О праздниках арестанты узнавали по пушечной пальбе. И когда однажды пушки начали палить отнюдь не в день праздника, Кропоткин с замиранием сердца прислушался и начал считать выстрелы: если сто один – царь умер. Но, увы, прозвучал тридцать один выстрел – это означало прибавление царской семьи, родился ребенок.
Настала зима, и стали топить, да так жарко, что в каземате становилось, словно в бане. Кропоткин задыхался из-за паров теплого воздуха, но его просьбы открыть вьюшку охранники выполняли очень и очень неохотно, да и то не всегда. Ему говорили, что тогда будет сыро, скорее, даже мокро, но Кропоткину было легче перенести сырость, чем невыносимый угар, и в конце концов он добился того, чтобы вьюшку в печи открывали почаще. Впрочем, и от этого тоже было радости мало: обои становились мокрыми, словно их и вправду водой облили.
А ночью было невыносимо холодно, и Кропоткин, страдавший от ревматизма, очень мучился от жестокой боли в коленях. «Баня» превращалась в «погреб». Весь жар к этому времени улетучивался, в каземат проникал холодный воздух, и от пронизывающего холода не спасали легкие одеяла, к тому же пропитавшиеся сыростью. Мокрым становилось все: постель, одежда, даже борода, начинали жутко ныть кости. Кропоткин не раз спрашивал смотрителя о причине холода, тот обещал как-нибудь зайти ночью и пришел – абсолютно пьяный. А потом Кропоткин в Николаевском госпитале узнал от караульных солдат, что они пьянствовали вместе с караульным. Скорее всего, когда они выходили проветриться, холодный воздух и шел из коридора в каземат.
Зима шла своим чередом, дни становились еще темнее: иной раз в десять утра еще ничего не было видно, а в два часа дня уже было темно. Если же дни были сумрачные и в каземате становилось совсем мрачно, так же было и на душе.

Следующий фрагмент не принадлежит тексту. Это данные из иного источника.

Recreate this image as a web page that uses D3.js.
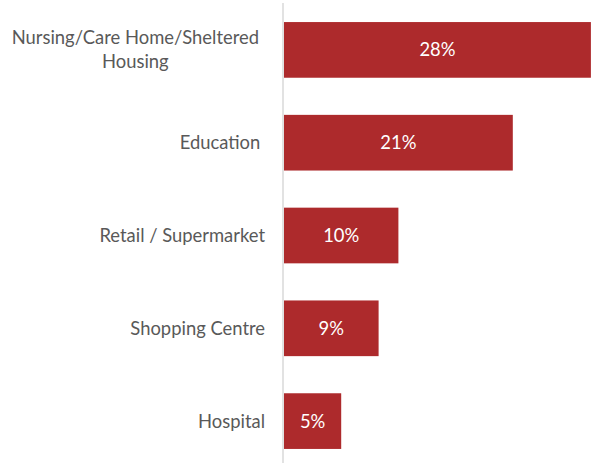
<!DOCTYPE html>
<html>
<head>
<meta charset="utf-8">
<script src="https://cdn.jsdelivr.net/npm/d3@7"></script>
<style>
    body { margin: 0; background: #fff; }
    svg text { font-family: Lato, "Open Sans", sans-serif; }
</style>
</head>
<body>
<div id="chart"></div>
<script>
// categories, top to bottom (labels may wrap onto several lines)
const categories = ["Nursing/Care Home/Sheltered|Housing", "Education ", "Retail / Supermarket", "Shopping Centre", "Hospital"];
// share of responses, %
const values = [27.9, 20.8, 10.4, 8.6, 5.2];

const width = 592, height = 463;
const axisX = 284;
const barColor = '#ad2a2c';
const fontSize = "18.4px";

const svg = d3.select("#chart").append("svg")
    .attr("width", width).attr("height", height);

// y band scale for categories
const y = d3.scaleBand().domain(categories)
    .range([3.5, 467.5]).paddingInner(0.4).paddingOuter(0.2);

// x scale for percentages
const x = d3.scaleLinear().domain([0, 28]).range([axisX, axisX + 308]);

// bars
const bars = svg.selectAll(".bar").data(categories.map((c, i) => ({cat: c, v: values[i]})))
    .enter().append("g").attr("class", "bar");

bars.append("rect")
    .attr("x", x(0))
    .attr("y", d => y(d.cat))
    .attr("width", d => x(d.v) - x(0))
    .attr("height", y.bandwidth())
    .attr("fill", barColor);

bars.append("text")
    .attr("x", d => (x(0) + x(d.v)) / 2)
    .attr("y", d => y(d.cat) + y.bandwidth() / 2)
    .attr("dy", "0.35em")
    .attr("text-anchor", "middle")
    .attr("fill", "#fff")
    .style("font-size", fontSize)
    .text(d => d3.format(".0f")(d.v) + "%");

// vertical axis line
svg.append("line")
    .attr("x1", axisX - 1).attr("x2", axisX - 1)
    .attr("y1", 3).attr("y2", height)
    .attr("stroke", "#d9d9d9").attr("stroke-width", 1.5);

// category labels, multi-line ones centred on their widest line
const labelRight = 265;
categories.forEach(c => {
    const lines = c.split("|");
    const g = svg.append("text")
        .attr("fill", "#595959")
        .style("font-size", fontSize)
        .style("white-space", "pre");
    const cy = y(c) + y.bandwidth() / 2;
    const lh = 24;
    lines.forEach((l, i) => {
        g.append("tspan").text(l)
            .attr("y", cy + (i - (lines.length - 1) / 2) * lh)
            .attr("dy", "0.35em");
    });
    if (lines.length === 1) {
        g.attr("text-anchor", "end").selectAll("tspan").attr("x", labelRight);
    } else {
        const w = d3.max(g.selectAll("tspan").nodes(), n => n.getComputedTextLength());
        g.attr("text-anchor", "middle").selectAll("tspan").attr("x", labelRight - 6 - w / 2);
    }
});
</script>
</body>
</html>
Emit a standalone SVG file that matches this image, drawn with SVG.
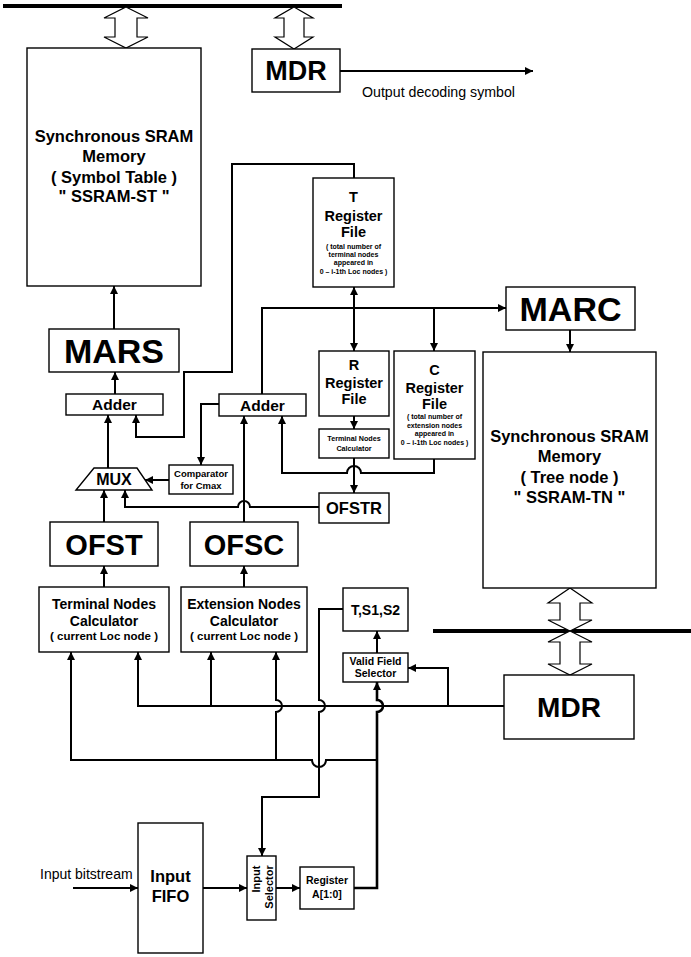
<svg xmlns="http://www.w3.org/2000/svg" width="691" height="957" viewBox="0 0 691 957">
<defs>
<style>
.box{fill:#fff;stroke:#000;stroke-width:1.4}
.hol{fill:#fff;stroke:#000;stroke-width:1.2}
.bus{stroke:#000;stroke-width:4;fill:none}
.ln{fill:none;stroke:#000;stroke-width:2}
.ln3{fill:none;stroke:#000;stroke-width:2.6}
.t{font-family:"Liberation Sans",Arial,Helvetica,sans-serif;font-weight:bold;text-anchor:middle;fill:#000}
.r{font-family:"Liberation Sans",Arial,Helvetica,sans-serif;fill:#000}
.xl{font-size:34px}
.l{font-size:29px}
.m{font-size:16.5px}
.ms{font-size:14.5px}
.s14{font-size:14px}
.sm{font-size:11.5px}
.xs{font-size:10.5px}
.cm{font-size:9.5px}
.tn{font-size:7.2px}
.tiny{font-size:7px}
</style>
<marker id="ah" viewBox="0 0 10 10" refX="10" refY="5" markerWidth="9" markerHeight="8" markerUnits="userSpaceOnUse" orient="auto-start-reverse">
<path d="M0,0 L10,5 L0,10 z" fill="#000"/>
</marker>
</defs>
<rect width="691" height="957" fill="#fff"/>

<g id="buses">
<line class="bus" x1="3" y1="6" x2="342" y2="6"/>
<line class="bus" x1="433" y1="631" x2="691" y2="631"/>
<polygon class="hol" points="126,7 148,18 137,18 137,37 148,37 126,48 104,37 115,37 115,18 104,18"/>
<polygon class="hol" points="294,7 313,18 304,18 304,37 313,37 294,49 275,37 284,37 284,18 275,18"/>
<polygon class="hol" points="570,588 592,603 580,603 580,620 592,620 570,631 548,620 560,620 560,603 548,603"/>
<polygon class="hol" points="570,631 592,642 580,642 580,664 592,664 570,675 548,664 560,664 560,642 548,642"/>
</g>

<g id="connectors">
<line class="ln" x1="340" y1="71" x2="533" y2="71" marker-end="url(#ah)"/>
<line class="ln" x1="114" y1="329" x2="114" y2="286" marker-end="url(#ah)"/>
<line class="ln" x1="115" y1="394" x2="115" y2="372" marker-end="url(#ah)"/>
<line class="ln" x1="108" y1="468" x2="108" y2="415" marker-end="url(#ah)"/>
<path class="ln" d="M354,178 V164 H232 V372 H184 V437 H136 V415" marker-end="url(#ah)"/>
<path class="ln" d="M354,287 V351" marker-start="url(#ah)" marker-end="url(#ah)"/>
<path class="ln" d="M262,394 V308 H506" marker-end="url(#ah)"/>
<path class="ln" d="M434,308 V351" marker-end="url(#ah)"/>
<path class="ln" d="M354,416 V429" marker-end="url(#ah)"/>
<path class="ln" d="M354,458 V493" marker-end="url(#ah)"/>
<path class="ln" d="M434,459 V473 H361 a7,7 0 0 0 -14,0 H282 V416" marker-end="url(#ah)"/>
<path class="ln" d="M219,404 H201 V465" marker-end="url(#ah)"/>
<path class="ln" d="M169,480 H145" marker-end="url(#ah)"/>
<path class="ln" d="M104,522 V490" marker-end="url(#ah)"/>
<path class="ln" d="M319,507 H250 a6,6 0 0 0 -12,0 H125 V490" marker-end="url(#ah)"/>
<path class="ln" d="M244,522 V416" marker-end="url(#ah)"/>
<path class="ln" d="M104,587 V566" marker-end="url(#ah)"/>
<path class="ln" d="M244,587 V566" marker-end="url(#ah)"/>
<path class="ln" d="M504,706 H138 V652" marker-end="url(#ah)"/>
<path class="ln" d="M211,706 V652" marker-end="url(#ah)"/>
<path class="ln" d="M448,706 V668 H408" marker-end="url(#ah)"/>
<path class="ln" d="M343,609 H319 V700 a6,6 0 0 1 0,12 V797 H262 V856" marker-end="url(#ah)"/>
<path class="ln3" d="M354,888 H377 V712 a6,6 0 0 0 0,-12 V682" marker-end="url(#ah)"/>
<path class="ln" d="M377,760 H326 a7,7 0 0 1 -14,0 H71 V652" marker-end="url(#ah)"/>
<path class="ln" d="M276,760 V712 a6,6 0 0 0 0,-12 V652" marker-end="url(#ah)"/>
<path class="ln" d="M377,653 V631" marker-end="url(#ah)"/>
<path class="ln" d="M570,330 V352" marker-end="url(#ah)"/>
<path class="ln" d="M73,888 H138" marker-end="url(#ah)"/>
<path class="ln" d="M203,888 H247" marker-end="url(#ah)"/>
<path class="ln" d="M276,888 H300" marker-end="url(#ah)"/>
</g>

<g id="ssram-st">
<rect class="box" x="27" y="48" width="174" height="238"/>
<text class="t m" x="114" y="142">Synchronous SRAM</text>
<text class="t m" x="114" y="162">Memory</text>
<text class="t m" x="114" y="183">( Symbol Table )</text>
<text class="t m" x="114" y="202">" SSRAM-ST "</text>
</g>

<g id="mdr-top">
<rect class="box" x="252" y="49" width="88" height="43"/>
<text class="t" style="font-size:27px" x="296" y="80">MDR</text>
</g>
<text class="r" style="font-size:14.2px" x="362" y="97">Output decoding symbol</text>

<g id="mars">
<rect class="box" x="49" y="329" width="130" height="43"/>
<text class="t xl" x="114" y="363">MARS</text>
</g>

<g id="adder1">
<rect class="box" x="66" y="394" width="97" height="21"/>
<text class="t" style="font-size:15.5px" x="114.5" y="410">Adder</text>
</g>

<g id="adder2">
<rect class="box" x="219" y="394" width="87" height="22"/>
<text class="t" style="font-size:15.5px" x="262.5" y="410.5">Adder</text>
</g>

<g id="t-register">
<rect class="box" x="313" y="178" width="81" height="109"/>
<text class="t ms" x="353.5" y="202">T</text>
<text class="t ms" x="353.5" y="221">Register</text>
<text class="t ms" x="353.5" y="237">File</text>
<text class="t tiny" x="353.5" y="248.5">( total number of</text>
<text class="t tiny" x="353.5" y="257">terminal nodes</text>
<text class="t tiny" x="353.5" y="265">appeared in</text>
<text class="t tiny" x="353.5" y="273.5">0 – i-1th Loc nodes )</text>
</g>

<g id="r-register">
<rect class="box" x="319" y="351" width="70" height="65"/>
<text class="t ms" x="354" y="370">R</text>
<text class="t ms" x="354" y="388">Register</text>
<text class="t ms" x="354" y="404">File</text>
</g>

<g id="c-register">
<rect class="box" x="394" y="351" width="81" height="108"/>
<text class="t ms" x="434.5" y="375">C</text>
<text class="t ms" x="434.5" y="393">Register</text>
<text class="t ms" x="434.5" y="409">File</text>
<text class="t tiny" x="434.5" y="419">( total number of</text>
<text class="t tiny" x="434.5" y="427.5">extension nodes</text>
<text class="t tiny" x="434.5" y="436">appeared in</text>
<text class="t tiny" x="434.5" y="445">0 – i-1th Loc nodes )</text>
</g>

<g id="tnc-small">
<rect class="box" x="319" y="429" width="70" height="29"/>
<text class="t tn" x="354" y="441">Terminal Nodes</text>
<text class="t tn" x="354" y="451">Calculator</text>
</g>

<g id="ofstr">
<rect class="box" x="319" y="493" width="70" height="30"/>
<text class="t m" x="354" y="514">OFSTR</text>
</g>

<g id="marc">
<rect class="box" x="506" y="287" width="129" height="43"/>
<text class="t xl" x="570.5" y="321">MARC</text>
</g>

<g id="ssram-tn">
<rect class="box" x="483" y="352" width="173" height="236"/>
<text class="t m" x="569.5" y="442">Synchronous SRAM</text>
<text class="t m" x="569.5" y="462">Memory</text>
<text class="t m" x="569.5" y="483">( Tree node )</text>
<text class="t m" x="569.5" y="503">" SSRAM-TN "</text>
</g>

<g id="comparator">
<rect class="box" x="169" y="465" width="64" height="29"/>
<text class="t cm" x="201" y="477">Comparator</text>
<text class="t cm" x="201" y="489">for Cmax</text>
</g>

<g id="mux">
<polygon class="box" points="94,468 137,468 152,490 76,490"/>
<text class="t" style="font-size:16px" x="114" y="485">MUX</text>
</g>

<g id="ofst">
<rect class="box" x="50" y="522" width="108" height="44"/>
<text class="t l" x="104" y="554.5">OFST</text>
</g>

<g id="ofsc">
<rect class="box" x="190" y="522" width="108" height="44"/>
<text class="t l" x="244" y="554.5">OFSC</text>
</g>

<g id="terminal-calc">
<rect class="box" x="39" y="587" width="130" height="65"/>
<text class="t s14" x="104" y="608.5">Terminal Nodes</text>
<text class="t s14" x="104" y="625.5">Calculator</text>
<text class="t sm" x="104" y="640">( current Loc node )</text>
</g>

<g id="extension-calc">
<rect class="box" x="181" y="587" width="126" height="65"/>
<text class="t s14" x="244" y="608.5">Extension Nodes</text>
<text class="t s14" x="244" y="625.5">Calculator</text>
<text class="t sm" x="244" y="640">( current Loc node )</text>
</g>

<g id="ts1s2">
<rect class="box" x="343" y="588" width="65" height="43"/>
<text class="t s14" x="375.5" y="614.5">T,S1,S2</text>
</g>

<g id="valid-field-selector">
<rect class="box" x="343" y="653" width="65" height="29"/>
<text class="t xs" x="375.5" y="664.5">Valid Field</text>
<text class="t xs" x="375.5" y="677">Selector</text>
</g>

<g id="mdr-bottom">
<rect class="box" x="504" y="675" width="130" height="64"/>
<text class="t" style="font-size:28px" x="569" y="717">MDR</text>
</g>

<g id="input-fifo">
<rect class="box" x="138" y="823" width="65" height="130"/>
<text class="t m" x="170.5" y="882">Input</text>
<text class="t m" x="170.5" y="902">FIFO</text>
</g>
<text class="r" style="font-size:14px" x="40" y="879">Input bitstream</text>

<g id="input-selector">
<rect class="box" x="247" y="856" width="29" height="64"/>
<text class="t" style="font-size:11px" transform="translate(260,879) rotate(-90)">Input</text>
<text class="t" style="font-size:11px" transform="translate(273,887) rotate(-90)">Selector</text>
</g>

<g id="register-a">
<rect class="box" x="300" y="867" width="54" height="42"/>
<text class="t xs" x="327" y="883.5">Register</text>
<text class="t xs" x="327" y="897.5">A[1:0]</text>
</g>
</svg>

И тут Кропоткин узнал горестную весть: арестовали Сашу. Он приезжал на свидание к Петру 21 декабря вместе с Леной, их сестрой. Все трое сильно разволновались. Обычно, если заключенным дают свидание с родными через долгие промежутки времени, и для одних и для других это очень мучительно. Каково видеть любимые, дорогие лица, слышать их голоса и знать, что через несколько минут все это исчезнет и будет все по-прежнему. И невозможен никакой доверительный разговор между двумя близкими людьми, когда рядом стоит посторонний человек, охранник.
Они уже прощались, тайком передавая друг другу записки, и в этот момент Петр выронил свою. Сердце похолодело от ужаса, но, казалось, смотритель ничего не заметил. Петр специально вышел с Леной и стоял у окна. Рядом с ними был и смотритель. А Саша будто случайно задержался, на самом деле он лихорадочно искал на полу крошечный сверточек темного цвета. Вышел и кивнул головой брату: «Нашел».
Встреча оставила горький осадок в сердце Петра Алексеевича. Нехорошо и смутно было на душе, словно предчувствовал он, что произойдет. Не получив письма от брата насчет книги, что должны были напечатать, Кропоткин уже встревожился – это был нехороший знак. «Арестовали»,– думал он, и эта мысль свинцовым камнем давила на него непрестанно.
Проходила неделя за неделей, Кропоткин продолжал все более и более волноваться за брата. Наконец до него дошли вести, что Александр написал письмо революционеру Лаврову, за что и был арестован. Позже он узнал, как обстояло дело. Оказывается, в том злополучном письме брат открыто бранил русский деспотизм: писал о произволе, творившемся в России, о поголовных арестах, о том, что пошатнулось здоровье Петра. На почте письмо было перехвачено Третьим отделением, а затем последовал обыск – прямо в сочельник.